物質文化では、絹・毛織・玉・ガラス・金銀器・香料・紙などの商品と技術が双方向に流れました。ガラス器と金銀器の金工技術、ブドウ栽培・ワイン醸造、胡旋舞・楽器(琵琶・横笛)などは、唐代の宮廷文化に「胡風」として受容され、日本にも正倉院宝物などを通じて影響を与えました。服飾・意匠にみえるペルシア系のモチーフ、絨毯やテキスタイルの文様は、オアシス工房の国際性を物語ります。

遺跡・史料と近代以降の位置づけ—探検・学術・現代の語法

19〜20世紀初頭、各国探検隊が西域で考古・文献調査を行い、キジル・ベゼクリクの壁画、ニヤ・楼蘭の遺跡、トルファン・ヤルホト(交河故城)などから膨大な遺物と文書が持ち出されました。スタイン、ヘディン、ル・コック、大谷探検隊などの活動は、学術的には西域研究を飛躍させましたが、文化財流出の問題と不可分です。現在は、現地機関と国際研究機関の協力による保存・修復、デジタルアーカイブ化が進み、公開と保全の両立が模索されています。

史料の種類は多様です。漢文の正史(『漢書・西域伝』『後漢書・西域伝』『魏書・高昌伝』『旧唐書・西域伝』『新唐書・西域伝』など)は中国王朝の視点から西域諸国を叙述し、仏典の旅行記(法顕『仏国記』、玄奘『大唐西域記』、義浄『南海寄帰内法伝』など)は宗教と地理の実見を伝えます。さらに、ソグド語・吐火羅語・コータン語・ウイグル語の文書、サンスクリット断簡、チベット史料、アラビア語・ペルシア語の地理書は、オアシス側の視点を補完します。多言語史料を突き合わせる作業こそが、「西域」というラベルの下で多様な主体が絡み合う歴史を立体化する鍵です。

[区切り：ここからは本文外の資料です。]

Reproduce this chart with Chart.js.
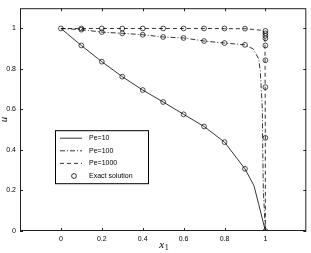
<!DOCTYPE html>
<html>
<head>
<meta charset="utf-8">
<script src="https://cdn.jsdelivr.net/npm/chart.js@4.4.1/dist/chart.umd.min.js"></script>
<style>
  html, body { margin: 0; padding: 0; background: #fff; }
  #wrap { width: 311px; height: 253px; }
</style>
</head>
<body>
<div id="wrap"><canvas id="chart" width="311" height="253"></canvas></div>
<script>
// values
const tickVals = [0, 0.2, 0.4, 0.6, 0.8, 1];

const pe10X = [0, 0.1, 0.2, 0.3, 0.4, 0.5, 0.6, 0.7, 0.8, 0.9, 0.944, 0.966, 1];
const pe10Y = [1, 0.916, 0.836, 0.762, 0.696, 0.637, 0.576, 0.516, 0.439, 0.307, 0.224, 0.137, 0];

const pe100X = [0, 0.1, 0.2, 0.3, 0.4, 0.5, 0.6, 0.7, 0.8, 0.9, 0.94, 0.967, 0.975, 0.985, 0.987, 0.99, 1];
const pe100Y = [1, 0.994, 0.982, 0.976, 0.969, 0.958, 0.953, 0.938, 0.928, 0.919, 0.899, 0.85, 0.79, 0.6, 0.4, 0.2, 0];

const pe1000X = [0, 0.1, 0.2, 0.3, 0.4, 0.5, 0.6, 0.7, 0.8, 0.9, 0.99, 0.998, 0.9995, 1];
const pe1000Y = [1, 1, 1, 1, 1, 1, 1, 1, 0.999, 0.999, 0.99, 0.95, 0.5, 0];

const exactX = [0, 0.1, 0.2, 0.3, 0.4, 0.5, 0.6, 0.7, 0.8, 0.9,
                0.1, 0.2, 0.3, 0.4, 0.5, 0.6, 0.7, 0.8, 0.9,
                0.1, 0.2, 0.3, 0.4, 0.5, 0.6, 0.7, 0.8, 0.9,
                1, 1, 1, 1, 1, 1, 1, 1, 1];
const exactY = [1, 0.916, 0.836, 0.762, 0.696, 0.637, 0.576, 0.516, 0.439, 0.307,
                0.994, 0.982, 0.976, 0.969, 0.958, 0.953, 0.938, 0.928, 0.919,
                1, 1, 1, 1, 1, 1, 1, 1, 0.999,
                0.988, 0.976, 0.964, 0.951, 0.916, 0.843, 0.71, 0.46, 0];

const legendLabels = ['Pe=10', 'Pe=100', 'Pe=1000', 'Exact solution'];

function pts(xs, ys) {
    return xs.map((x, i) => ({ x: x, y: ys[i] }));
}

const FONT = '"Liberation Sans", Arial, sans-serif';

// box, inward ticks, legend and axis labels
const matlabLook = {
    id: 'matlabLook',
    afterDraw(chart) {
        const ctx = chart.ctx;
        const a = chart.chartArea;
        const xs = chart.scales.x, ys = chart.scales.y;
        ctx.save();
        ctx.strokeStyle = '#222';
        ctx.lineWidth = 1;
        ctx.strokeRect(a.left + 0.5, a.top + 0.5, a.right - a.left - 1, a.bottom - a.top - 1);

        ctx.beginPath();
        tickVals.forEach(v => {
            const px = Math.round(xs.getPixelForValue(v)) + 0.5;
            ctx.moveTo(px, a.bottom); ctx.lineTo(px, a.bottom - 3);
            ctx.moveTo(px, a.top); ctx.lineTo(px, a.top + 3);
            const py = Math.round(ys.getPixelForValue(v)) + 0.5;
            ctx.moveTo(a.left, py); ctx.lineTo(a.left + 3, py);
            ctx.moveTo(a.right, py); ctx.lineTo(a.right - 3, py);
        });
        ctx.stroke();

        // legend
        const lx = a.left + 35, ly = a.top + 122, lw = 93, lh = 53;
        ctx.fillStyle = '#fff';
        ctx.fillRect(lx, ly, lw, lh);
        ctx.strokeStyle = '#000';
        ctx.lineWidth = 1;
        ctx.strokeRect(lx + 0.5, ly + 0.5, lw, lh);
        const dashes = [[], [5, 2, 1, 2], [4, 3]];
        ctx.font = '7px ' + FONT;
        ctx.textBaseline = 'middle';
        legendLabels.forEach((lab, i) => {
            const ry = ly + 8 + i * 12.6;
            ctx.strokeStyle = '#000';
            ctx.lineWidth = 0.8;
            if (i < 3) {
                ctx.setLineDash(dashes[i]);
                ctx.beginPath();
                ctx.moveTo(lx + 5, ry); ctx.lineTo(lx + 27, ry);
                ctx.stroke();
                ctx.setLineDash([]);
            } else {
                ctx.beginPath();
                ctx.arc(lx + 19, ry, 2.4, 0, Math.PI * 2);
                ctx.stroke();
            }
            ctx.fillStyle = '#000';
            ctx.textAlign = 'left';
            ctx.fillText(lab, lx + 34, ry);
        });

        // axis labels
        ctx.fillStyle = '#000';
        ctx.font = 'italic 11px "Liberation Serif", serif';
        ctx.textAlign = 'left';
        ctx.textBaseline = 'alphabetic';
        const cx = (a.left + a.right) / 2 - 4;
        ctx.fillText('x', cx, 248);
        ctx.font = '8px "Liberation Serif", serif';
        ctx.fillText('1', cx + 5.5, 250);

        ctx.translate(7, (a.top + a.bottom) / 2);
        ctx.rotate(-Math.PI / 2);
        ctx.font = 'italic 11px "Liberation Serif", serif';
        ctx.textAlign = 'center';
        ctx.fillText('u', 0, 0);
        ctx.restore();
    }
};

const lineStyle = {
    borderColor: '#000',
    borderWidth: 0.8,
    pointRadius: 0,
    fill: false,
    tension: 0
};

const ctx = document.getElementById('chart');
const uChart = new Chart(ctx, {
    type: 'scatter',
    data: {
        datasets: [
            Object.assign({ label: 'Pe=10', data: pts(pe10X, pe10Y), showLine: true }, lineStyle),
            Object.assign({ label: 'Pe=100', data: pts(pe100X, pe100Y), showLine: true, borderDash: [5, 2, 1, 2] }, lineStyle),
            Object.assign({ label: 'Pe=1000', data: pts(pe1000X, pe1000Y), showLine: true, borderDash: [4, 3] }, lineStyle),
            {
                label: 'Exact solution',
                data: pts(exactX, exactY),
                showLine: false,
                pointRadius: 2.4,
                pointStyle: 'circle',
                pointBackgroundColor: 'rgba(0,0,0,0)',
                pointBorderColor: '#000',
                pointBorderWidth: 0.7
            }
        ]
    },
    options: {
        responsive: false,
        animation: false,
        layout: { padding: { top: 5, right: 3, left: 0, bottom: 0 } },
        plugins: {
            legend: { display: false },
            tooltip: { enabled: false }
        },
        scales: {
            x: {
                type: 'linear',
                min: -0.2,
                max: 1.2,
                afterBuildTicks: s => { s.ticks = tickVals.map(v => ({ value: v })); },
                afterFit: s => { s.height = 22; },
                grid: { display: false, drawTicks: false },
                border: { display: false },
                ticks: {
                    padding: 4,
                    color: '#000',
                    font: { family: FONT, size: 7 },
                    callback: v => String(Math.round(v * 10) / 10)
                }
            },
            y: {
                type: 'linear',
                min: 0,
                max: 1.1,
                afterBuildTicks: s => { s.ticks = tickVals.map(v => ({ value: v })); },
                afterFit: s => { s.width = 20; },
                grid: { display: false, drawTicks: false },
                border: { display: false },
                ticks: {
                    padding: 4,
                    color: '#000',
                    font: { family: FONT, size: 7 },
                    callback: v => String(Math.round(v * 10) / 10)
                }
            }
        }
    },
    plugins: [matlabLook]
});
</script>
</body>
</html>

用語法についても留意が必要です。「西域」は中国中心の相対概念であり、近代以降は国家境界や民族・宗教の感情とも結びつくため、学術的には具体的地名(タリム盆地、トルファン盆地、フェルガナ、ソグディアナ等)を併用し、歴史主体の呼称(クチャ人、ソグド人、ウイグル人、吐蕃人など)を尊重することが推奨されます。また、日本語史料では仏教文脈の「西域」がインド・スリランカ・東南アジアを含む広域を指す場合があり、『西域記』と『大唐西域記』の射程差にも注意が必要です。

現代の視点から見ると、西域は国境をまたぐ文化遺産圏でもあります。オアシス都市の景観保全、石窟壁画の保存、遊牧と定住の関係、言語・音楽・工芸の継承など、地域社会と国際社会が協働すべき課題が山積しています。気候変動や水資源管理、沙漠化対策は、古代のオアシス技術(カレーズや灌漑)の知恵を現代に活かす研究テーマでもあります。交易と移動が生み出した多元性は、今日の多文化理解に資する歴史的資源だといえるでしょう。

総じて、「西域」は、地理的には砂漠の縁に連なるオアシス世界、歴史的には帝国と遊牧・都市が交差する接合面、文化的には宗教・言語・芸術の混淆の場でした。玉門関の西に広がるこの空間をたどることは、東西交流の歴史を「道」ではなく「結節の網」として理解することにほかなりません。張騫から玄奘、敦煌文書から石窟壁画、ソグド商人からウイグル王国へ—多様な物語が重なり合う西域を、具体的な地名・遺跡・史料とともに立体的に捉えることが大切です。